Czech pubs are just as much a sociable place as they are a social centre, let me give you an example. You walk into a bar and there are people sat at every table, here in the US you do one of two things, wait for a table to open up or try somewhere else, in the Czech Republic you find the table with enough space for your group and ask if the seats are taken, if not you join that table. There is something about that friendly exchange with a stranger that I miss, maybe because it was this way of doing things that helped me overcome the crippling shyness of my teens and early twenties. When your beer comes, you cheers your new table mates and on you go, knowing the cheers will be reciprocated. In that interaction strangers become acquaintances, and sometimes even friends, and so the pub achieves one of its great purposes as society's greater leveller.


Throughout the decade of writing Fuggled I have no doubt waffled at length about my favourite pubs in the Czech Republic, Pivovarský Klub where I met Mrs V, Zlatá Hvezda where I watched Liverpool twice a week most weeks during the football season, or even Bruska, the place with just tankové Pilsner Urquell on tap, but that was irrelevant because it was a damned good pint every time. One place though that I rarely seem to have mentioned, and also the beer that pulled me there time after time, is U Buldoka - in fact a quick search of the site shows that I have made passing reference to it all of twice. The beer that I drank in U Buldoka was always Zlatá labuť Světlé Kvasnicové pivo 11°, brewed by Pivovarský dvůr Zvíkov. Whenever I throw my mind back to the many, many half litres I drank of this beer, two descriptors come to mind, sherbet and pear drops. Zlatá labuť 11° was a lovely, lovely beer - having not had it in nearly ten years I can't comment on what it is today - and U Buldoka was a great place to sit for an afternoon and just merrily drink your fill.


One of the delights of U Buldoka in winter is the big green thing you can see in the picture above, which I got from the U Buldoka website. That my good people unversed in the ways of Central Europe is a masonry heater, used for radiating heat throughout the room by virtue of a fire in the belly of the beast.

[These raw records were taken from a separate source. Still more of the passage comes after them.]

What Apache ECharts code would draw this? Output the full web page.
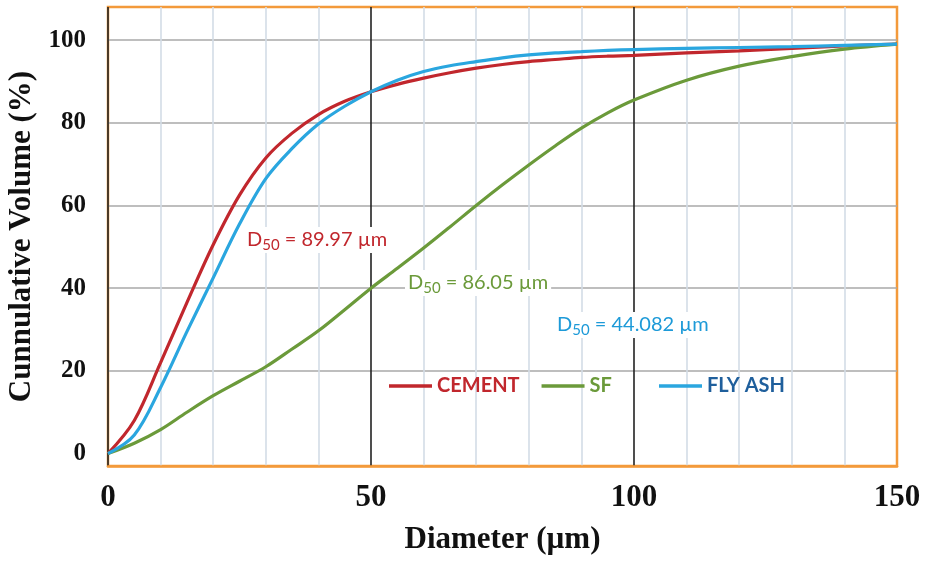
<!DOCTYPE html>
<html style="height: 100%">
<head>
  <meta charset="utf-8">
</head>
<body style="height: 100%; margin: 0; background: #fff">
  <div id="container" style="width: 928px; height: 562px"></div>
  <script type="text/javascript" src="https://cdn.jsdelivr.net/npm/echarts/dist/echarts.min.js"></script>
  <script type="text/javascript">
    // particle size (um) and cumulative volume (%)
    var diameter = [0, 5, 10, 15, 20, 25, 30, 35, 40, 45, 50, 55, 60, 65, 70, 75, 80, 85, 90, 95, 100, 110, 120, 130, 140, 150];
    var cement = [0, 8, 22, 36.5, 50.5, 62.5, 71.5, 77.5, 82, 85.2, 87.5, 89.3, 90.8, 92.1, 93.2, 94.1, 94.8, 95.3, 95.8, 96.1, 96.3, 96.9, 97.4, 98, 98.6, 99];
    var sf = [0, 2.5, 5.8, 10, 14, 17.5, 21, 25.3, 29.7, 34.8, 40, 44.8, 49.7, 54.8, 60, 65, 69.8, 74.4, 78.7, 82.4, 85.5, 90.3, 93.7, 96, 97.8, 99];
    var flyAsh = [0, 4.5, 16, 29.5, 42.5, 55.5, 66.5, 73.8, 79.7, 84, 87.5, 90.3, 92.4, 93.8, 94.8, 95.7, 96.4, 96.9, 97.2, 97.5, 97.7, 98, 98.2, 98.4, 98.7, 99];

    var xLabels = [0, 50, 100, 150];
    var yLabels = [0, 20, 40, 60, 80, 100];
    var yGrid = [20, 40, 60, 80, 100];

    var RED = '#c1272d', GREEN = '#6b9a3a', BLUE = '#2aa6df';

    function pairs(ys) {
      return diameter.map(function (d, i) { return [d, ys[i]]; });
    }

    function d50(color, value, left, top) {
      return {
        type: 'text',
        left: left,
        top: top,
        z: 100,
        style: {
          text: '{a|D}{s|50}{a| = ' + value + ' µm}',
          backgroundColor: '#fff',
          padding: [0, 3],
          rich: {
            a: { fontFamily: 'Lato', fontSize: 20, lineHeight: 26, fill: color, color: color },
            s: { fontFamily: 'Lato', fontSize: 15, lineHeight: 15, verticalAlign: 'bottom', fill: color, color: color }
          }
        }
      };
    }

    function legend(names, colors, left, gap) {
      return {
        left: left,
        top: 371,
        icon: 'rect',
        itemWidth: 43,
        itemHeight: 3.5,
        itemGap: gap,
        textStyle: { fontFamily: 'Lato', fontWeight: 'bold', fontSize: 20 },
        data: names.map(function (n, i) { return { name: n, textStyle: { color: colors[i] } }; })
      };
    }

    var myChart = echarts.init(document.getElementById('container'));
    var serif = '"Liberation Serif", "Times New Roman", serif';

    var option = {
      animation: false,
      backgroundColor: '#fff',
      grid: {
        left: 108, right: 31, top: 7, bottom: 96,
        outerBoundsMode: 'none',
        show: true,
        borderColor: '#f39a3b',
        borderWidth: 2.5
      },
      legend: [
        legend(['CEMENT', 'SF'], [RED, GREEN], 384, 22),
        legend(['FLY ASH'], ['#1f5f9c'], 654, 10)
      ],
      xAxis: {
        type: 'value',
        min: 0,
        max: 150,
        interval: 10,
        name: 'Diameter (µm)',
        nameLocation: 'middle',
        nameGap: 58,
        nameTextStyle: { fontFamily: serif, fontWeight: 'bold', fontSize: 31, color: '#111' },
        axisLine: { show: true, onZero: false, lineStyle: { color: '#f39a3b', width: 2.5 } },
        axisTick: { show: false },
        axisLabel: {
          customValues: xLabels,
          margin: 16,
          fontFamily: serif, fontWeight: 'bold', fontSize: 31, color: '#111'
        },
        splitLine: {
          show: true,
          showMaxLine: false,
          lineStyle: { color: ['#222', '#d3dce6', '#d3dce6', '#d3dce6', '#d3dce6'], width: 1.6 }
        }
      },
      yAxis: {
        type: 'value',
        min: -3,
        max: 108,
        name: 'Cunnulative Volume (%)',
        nameLocation: 'middle',
        nameGap: 68,
        nameTextStyle: { fontFamily: serif, fontWeight: 'bold', fontSize: 31, color: '#111' },
        axisLine: { show: false },
        axisTick: { show: false, customValues: yGrid },
        axisLabel: {
          customValues: yLabels,
          margin: 22,
          fontFamily: serif, fontWeight: 'bold', fontSize: 25, color: '#111'
        },
        splitLine: { show: true, lineStyle: { color: '#a8a8a8', width: 1.6 } }
      },
      series: [
        { name: 'CEMENT', type: 'line', data: pairs(cement), smooth: 0.35, symbol: 'none', lineStyle: { color: RED, width: 3.2 }, itemStyle: { color: RED } },
        { name: 'SF', type: 'line', data: pairs(sf), smooth: 0.35, symbol: 'none', lineStyle: { color: GREEN, width: 3.2 }, itemStyle: { color: GREEN } },
        { name: 'FLY ASH', type: 'line', data: pairs(flyAsh), smooth: 0.35, symbol: 'none', lineStyle: { color: BLUE, width: 3.2 }, itemStyle: { color: BLUE } }
      ],
      graphic: [
        d50(RED, '89.97', 244, 227),
        d50(GREEN, '86.05', 405, 270),
        d50('#1d9ad8', '44.082', 554, 312)
      ]
    };

    myChart.setOption(option);
  </script>
</body>
</html>
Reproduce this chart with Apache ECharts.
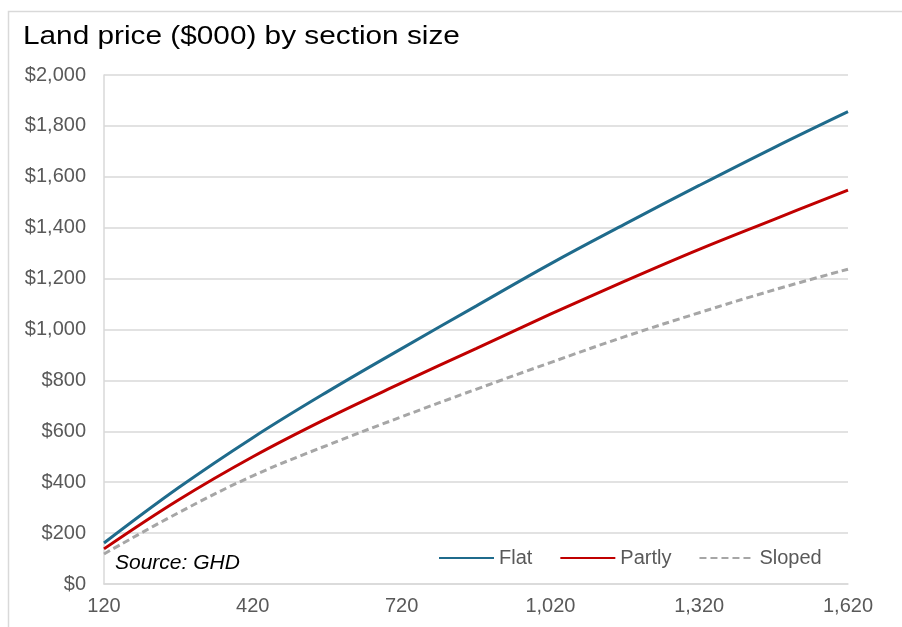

These things are phenomenal at keeping a room warm, and so sitting a good distance away in the middle of winter becomes an art form in itself. Come summer, the fire is not lit, so it makes a handy place to prop yourself up against and use for stashing empty glasses. When I was writing the Pocket Pub Guide to Prague, several of the pub tours just so happened to pass close to U Buldoka, so my photographer Mark and I would finish up the chosen route for the day and then pop in for a pint or several, well ok then, just several. U Buldoka has so many of the things that I associate with a "good pub", dark furniture, dim lighting when the evening comes (nothing worse than glaring light bulbs to ruin a place's atmosphere), good beer, efficient staff, and simple but filling food. There are times when I would like nothing more than to take my twins for a stroll along the Vltava, perhaps from Čechův most down to Smíchov, crossing the river a couple of times, finishing up at U Buldoka for a well earnt pint or several, oh who are we kidding, several.


May be one day Mrs V and I will get back there, until then there are always the wonderful memories.